> _WHAT IS BEING ASKED_:
Take the lines from the beginning of the data below through the line holding "plt.rcParams['font.family'] = ['Liberation" and return exactly those.

> _DATASET EXCERPT_:
..........

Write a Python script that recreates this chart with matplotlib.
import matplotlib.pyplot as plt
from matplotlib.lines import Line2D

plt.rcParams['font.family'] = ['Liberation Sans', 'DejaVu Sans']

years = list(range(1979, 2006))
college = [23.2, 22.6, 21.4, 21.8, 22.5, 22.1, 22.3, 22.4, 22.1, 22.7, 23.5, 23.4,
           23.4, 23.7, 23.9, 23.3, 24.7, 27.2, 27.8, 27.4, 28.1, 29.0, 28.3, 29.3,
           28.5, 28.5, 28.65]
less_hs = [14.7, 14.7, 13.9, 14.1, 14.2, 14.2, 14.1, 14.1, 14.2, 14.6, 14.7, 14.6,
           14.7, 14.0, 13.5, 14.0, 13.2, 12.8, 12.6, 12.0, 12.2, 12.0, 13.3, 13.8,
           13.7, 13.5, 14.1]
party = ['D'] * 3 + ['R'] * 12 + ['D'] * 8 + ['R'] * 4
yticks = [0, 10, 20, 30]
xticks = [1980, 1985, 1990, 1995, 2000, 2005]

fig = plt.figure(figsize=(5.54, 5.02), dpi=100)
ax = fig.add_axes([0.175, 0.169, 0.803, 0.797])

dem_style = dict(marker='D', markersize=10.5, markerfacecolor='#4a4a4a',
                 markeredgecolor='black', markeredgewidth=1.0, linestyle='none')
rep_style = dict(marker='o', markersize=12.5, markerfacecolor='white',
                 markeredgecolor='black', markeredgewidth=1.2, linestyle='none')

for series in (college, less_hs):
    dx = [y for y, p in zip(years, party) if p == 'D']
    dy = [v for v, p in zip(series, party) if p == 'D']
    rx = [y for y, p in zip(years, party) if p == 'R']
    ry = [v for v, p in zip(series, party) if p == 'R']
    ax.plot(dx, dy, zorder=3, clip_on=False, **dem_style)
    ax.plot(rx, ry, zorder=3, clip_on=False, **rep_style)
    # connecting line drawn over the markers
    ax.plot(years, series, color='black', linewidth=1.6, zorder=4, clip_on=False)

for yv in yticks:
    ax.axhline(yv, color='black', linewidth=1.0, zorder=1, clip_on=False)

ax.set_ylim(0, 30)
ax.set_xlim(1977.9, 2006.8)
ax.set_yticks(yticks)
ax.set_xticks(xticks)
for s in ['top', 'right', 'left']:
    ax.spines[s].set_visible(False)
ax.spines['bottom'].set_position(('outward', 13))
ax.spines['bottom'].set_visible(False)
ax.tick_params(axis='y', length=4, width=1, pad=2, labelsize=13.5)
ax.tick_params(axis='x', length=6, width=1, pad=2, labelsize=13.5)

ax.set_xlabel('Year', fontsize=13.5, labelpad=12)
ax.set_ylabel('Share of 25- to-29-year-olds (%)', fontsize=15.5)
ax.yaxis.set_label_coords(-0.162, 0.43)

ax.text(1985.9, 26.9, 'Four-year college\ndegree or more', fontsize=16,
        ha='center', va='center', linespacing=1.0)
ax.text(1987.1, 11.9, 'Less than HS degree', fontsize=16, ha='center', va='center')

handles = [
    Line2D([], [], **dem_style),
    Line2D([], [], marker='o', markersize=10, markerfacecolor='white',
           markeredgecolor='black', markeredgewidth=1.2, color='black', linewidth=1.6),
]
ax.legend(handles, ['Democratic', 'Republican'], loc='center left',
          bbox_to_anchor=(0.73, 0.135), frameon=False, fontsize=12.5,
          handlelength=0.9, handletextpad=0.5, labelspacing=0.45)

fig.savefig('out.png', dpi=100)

..........

> _WRITTEN ANSWER_:
Write a Python script that recreates this chart with matplotlib.
import matplotlib.pyplot as plt
from matplotlib.lines import Line2D

plt.rcParams['font.family'] = ['Liberation Sans', 'DejaVu Sans']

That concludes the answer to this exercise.